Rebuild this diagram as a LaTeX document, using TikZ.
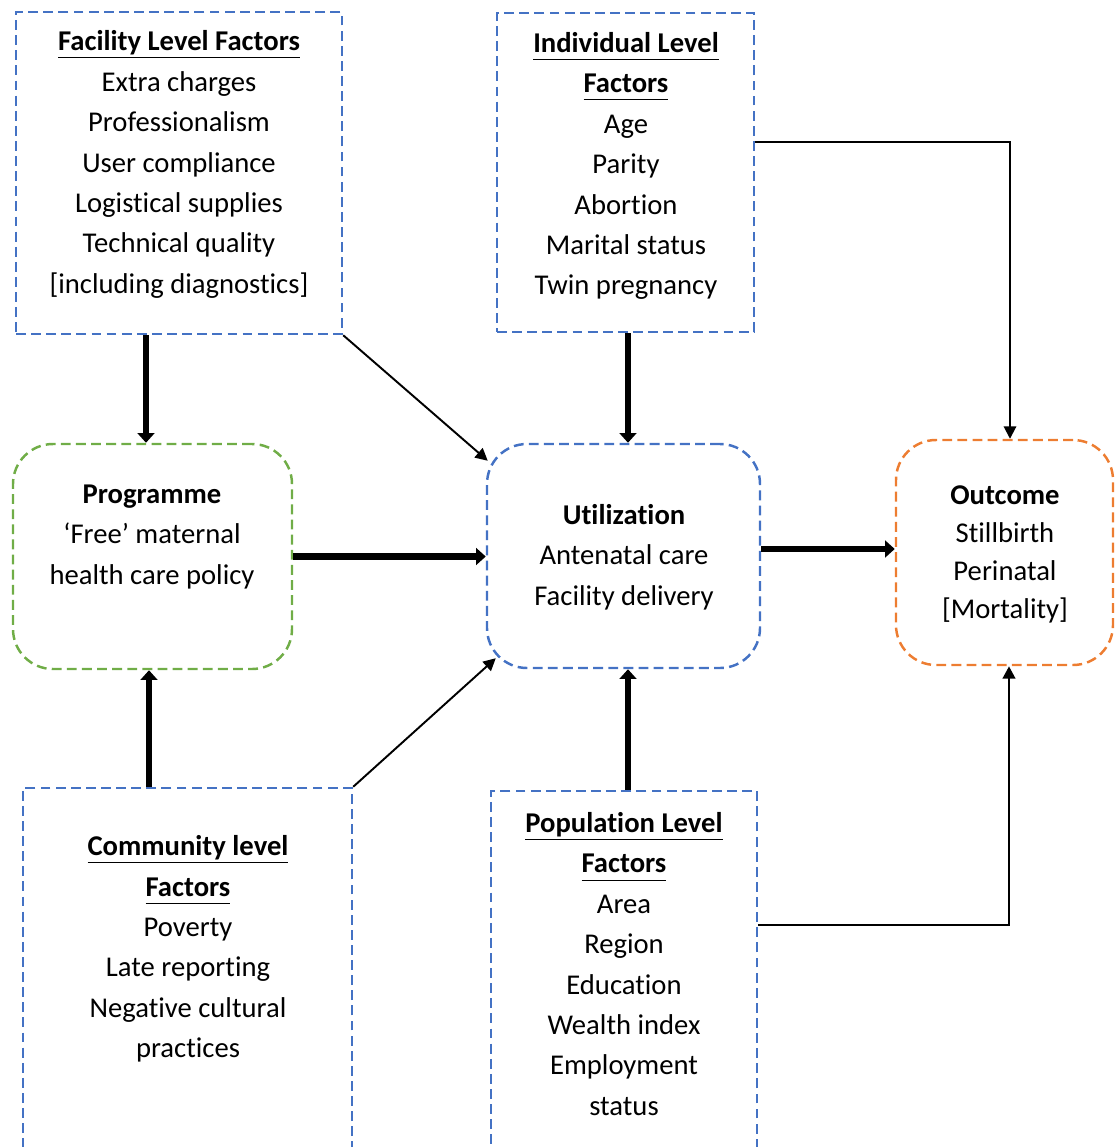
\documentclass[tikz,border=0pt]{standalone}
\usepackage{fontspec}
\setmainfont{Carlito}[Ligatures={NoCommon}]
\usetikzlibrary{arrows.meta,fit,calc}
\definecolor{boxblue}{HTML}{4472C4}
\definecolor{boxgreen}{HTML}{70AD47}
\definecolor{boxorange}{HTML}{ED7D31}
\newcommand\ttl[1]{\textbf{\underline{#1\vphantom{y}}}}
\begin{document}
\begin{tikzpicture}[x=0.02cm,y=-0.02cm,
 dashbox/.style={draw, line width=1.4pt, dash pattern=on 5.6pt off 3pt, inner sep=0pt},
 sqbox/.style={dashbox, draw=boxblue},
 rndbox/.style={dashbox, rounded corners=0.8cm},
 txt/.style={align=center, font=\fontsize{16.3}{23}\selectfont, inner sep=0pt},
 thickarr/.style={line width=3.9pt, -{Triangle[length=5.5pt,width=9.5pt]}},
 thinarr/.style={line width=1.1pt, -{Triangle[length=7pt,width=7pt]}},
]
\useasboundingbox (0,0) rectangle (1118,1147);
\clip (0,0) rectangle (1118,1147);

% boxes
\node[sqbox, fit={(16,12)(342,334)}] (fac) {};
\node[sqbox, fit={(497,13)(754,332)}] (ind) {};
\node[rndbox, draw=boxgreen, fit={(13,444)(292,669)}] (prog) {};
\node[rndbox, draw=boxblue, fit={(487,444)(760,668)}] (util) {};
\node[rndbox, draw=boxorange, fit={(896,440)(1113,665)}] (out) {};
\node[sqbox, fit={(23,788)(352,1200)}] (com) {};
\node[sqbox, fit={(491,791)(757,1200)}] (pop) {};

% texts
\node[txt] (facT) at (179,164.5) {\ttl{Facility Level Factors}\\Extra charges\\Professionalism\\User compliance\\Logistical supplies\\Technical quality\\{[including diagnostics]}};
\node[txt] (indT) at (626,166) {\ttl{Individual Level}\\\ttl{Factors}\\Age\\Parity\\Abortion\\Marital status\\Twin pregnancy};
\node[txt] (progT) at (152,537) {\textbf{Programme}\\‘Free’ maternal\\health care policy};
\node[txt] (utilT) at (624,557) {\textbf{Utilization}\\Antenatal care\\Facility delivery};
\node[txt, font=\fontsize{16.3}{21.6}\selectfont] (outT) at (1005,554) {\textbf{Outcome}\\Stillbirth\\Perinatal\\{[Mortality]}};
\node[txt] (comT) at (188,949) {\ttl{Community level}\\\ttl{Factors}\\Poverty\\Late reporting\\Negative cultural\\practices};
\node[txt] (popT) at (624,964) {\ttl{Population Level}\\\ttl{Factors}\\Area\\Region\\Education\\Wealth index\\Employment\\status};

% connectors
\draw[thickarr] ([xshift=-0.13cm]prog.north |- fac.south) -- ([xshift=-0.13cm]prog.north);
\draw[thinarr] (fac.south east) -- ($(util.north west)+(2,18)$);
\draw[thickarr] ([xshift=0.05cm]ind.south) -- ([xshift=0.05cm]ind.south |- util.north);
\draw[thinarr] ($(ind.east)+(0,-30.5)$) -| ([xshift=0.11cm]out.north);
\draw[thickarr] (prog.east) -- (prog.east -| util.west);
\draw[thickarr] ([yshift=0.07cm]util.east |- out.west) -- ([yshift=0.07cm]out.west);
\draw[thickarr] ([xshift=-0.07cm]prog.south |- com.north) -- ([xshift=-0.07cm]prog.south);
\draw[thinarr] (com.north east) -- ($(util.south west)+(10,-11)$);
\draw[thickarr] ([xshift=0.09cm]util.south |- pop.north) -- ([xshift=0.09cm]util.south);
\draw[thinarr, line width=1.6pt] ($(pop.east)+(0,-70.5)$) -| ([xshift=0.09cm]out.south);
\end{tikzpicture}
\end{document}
################
Problem to work on: Write out the whole listing again, exactly, with no pictures.

Output for this exercise:
Rebuild this diagram as a LaTeX document, using TikZ.
\documentclass[tikz,border=0pt]{standalone}
\usepackage{fontspec}
\setmainfont{Carlito}[Ligatures={NoCommon}]
\usetikzlibrary{arrows.meta,fit,calc}
\definecolor{boxblue}{HTML}{4472C4}
\definecolor{boxgreen}{HTML}{70AD47}
\definecolor{boxorange}{HTML}{ED7D31}
\newcommand\ttl[1]{\textbf{\underline{#1\vphantom{y}}}}
\begin{document}
\begin{tikzpicture}[x=0.02cm,y=-0.02cm,
 dashbox/.style={draw, line width=1.4pt, dash pattern=on 5.6pt off 3pt, inner sep=0pt},
 sqbox/.style={dashbox, draw=boxblue},
 rndbox/.style={dashbox, rounded corners=0.8cm},
 txt/.style={align=center, font=\fontsize{16.3}{23}\selectfont, inner sep=0pt},
 thickarr/.style={line width=3.9pt, -{Triangle[length=5.5pt,width=9.5pt]}},
 thinarr/.style={line width=1.1pt, -{Triangle[length=7pt,width=7pt]}},
]
\useasboundingbox (0,0) rectangle (1118,1147);
\clip (0,0) rectangle (1118,1147);

% boxes
\node[sqbox, fit={(16,12)(342,334)}] (fac) {};
\node[sqbox, fit={(497,13)(754,332)}] (ind) {};
\node[rndbox, draw=boxgreen, fit={(13,444)(292,669)}] (prog) {};
\node[rndbox, draw=boxblue, fit={(487,444)(760,668)}] (util) {};
\node[rndbox, draw=boxorange, fit={(896,440)(1113,665)}] (out) {};
\node[sqbox, fit={(23,788)(352,1200)}] (com) {};
\node[sqbox, fit={(491,791)(757,1200)}] (pop) {};

% texts
\node[txt] (facT) at (179,164.5) {\ttl{Facility Level Factors}\\Extra charges\\Professionalism\\User compliance\\Logistical supplies\\Technical quality\\{[including diagnostics]}};
\node[txt] (indT) at (626,166) {\ttl{Individual Level}\\\ttl{Factors}\\Age\\Parity\\Abortion\\Marital status\\Twin pregnancy};
\node[txt] (progT) at (152,537) {\textbf{Programme}\\‘Free’ maternal\\health care policy};
\node[txt] (utilT) at (624,557) {\textbf{Utilization}\\Antenatal care\\Facility delivery};
\node[txt, font=\fontsize{16.3}{21.6}\selectfont] (outT) at (1005,554) {\textbf{Outcome}\\Stillbirth\\Perinatal\\{[Mortality]}};
\node[txt] (comT) at (188,949) {\ttl{Community level}\\\ttl{Factors}\\Poverty\\Late reporting\\Negative cultural\\practices};
\node[txt] (popT) at (624,964) {\ttl{Population Level}\\\ttl{Factors}\\Area\\Region\\Education\\Wealth index\\Employment\\status};

% connectors
\draw[thickarr] ([xshift=-0.13cm]prog.north |- fac.south) -- ([xshift=-0.13cm]prog.north);
\draw[thinarr] (fac.south east) -- ($(util.north west)+(2,18)$);
\draw[thickarr] ([xshift=0.05cm]ind.south) -- ([xshift=0.05cm]ind.south |- util.north);
\draw[thinarr] ($(ind.east)+(0,-30.5)$) -| ([xshift=0.11cm]out.north);
\draw[thickarr] (prog.east) -- (prog.east -| util.west);
\draw[thickarr] ([yshift=0.07cm]util.east |- out.west) -- ([yshift=0.07cm]out.west);
\draw[thickarr] ([xshift=-0.07cm]prog.south |- com.north) -- ([xshift=-0.07cm]prog.south);
\draw[thinarr] (com.north east) -- ($(util.south west)+(10,-11)$);
\draw[thickarr] ([xshift=0.09cm]util.south |- pop.north) -- ([xshift=0.09cm]util.south);
\draw[thinarr, line width=1.6pt] ($(pop.east)+(0,-70.5)$) -| ([xshift=0.09cm]out.south);
\end{tikzpicture}
\end{document}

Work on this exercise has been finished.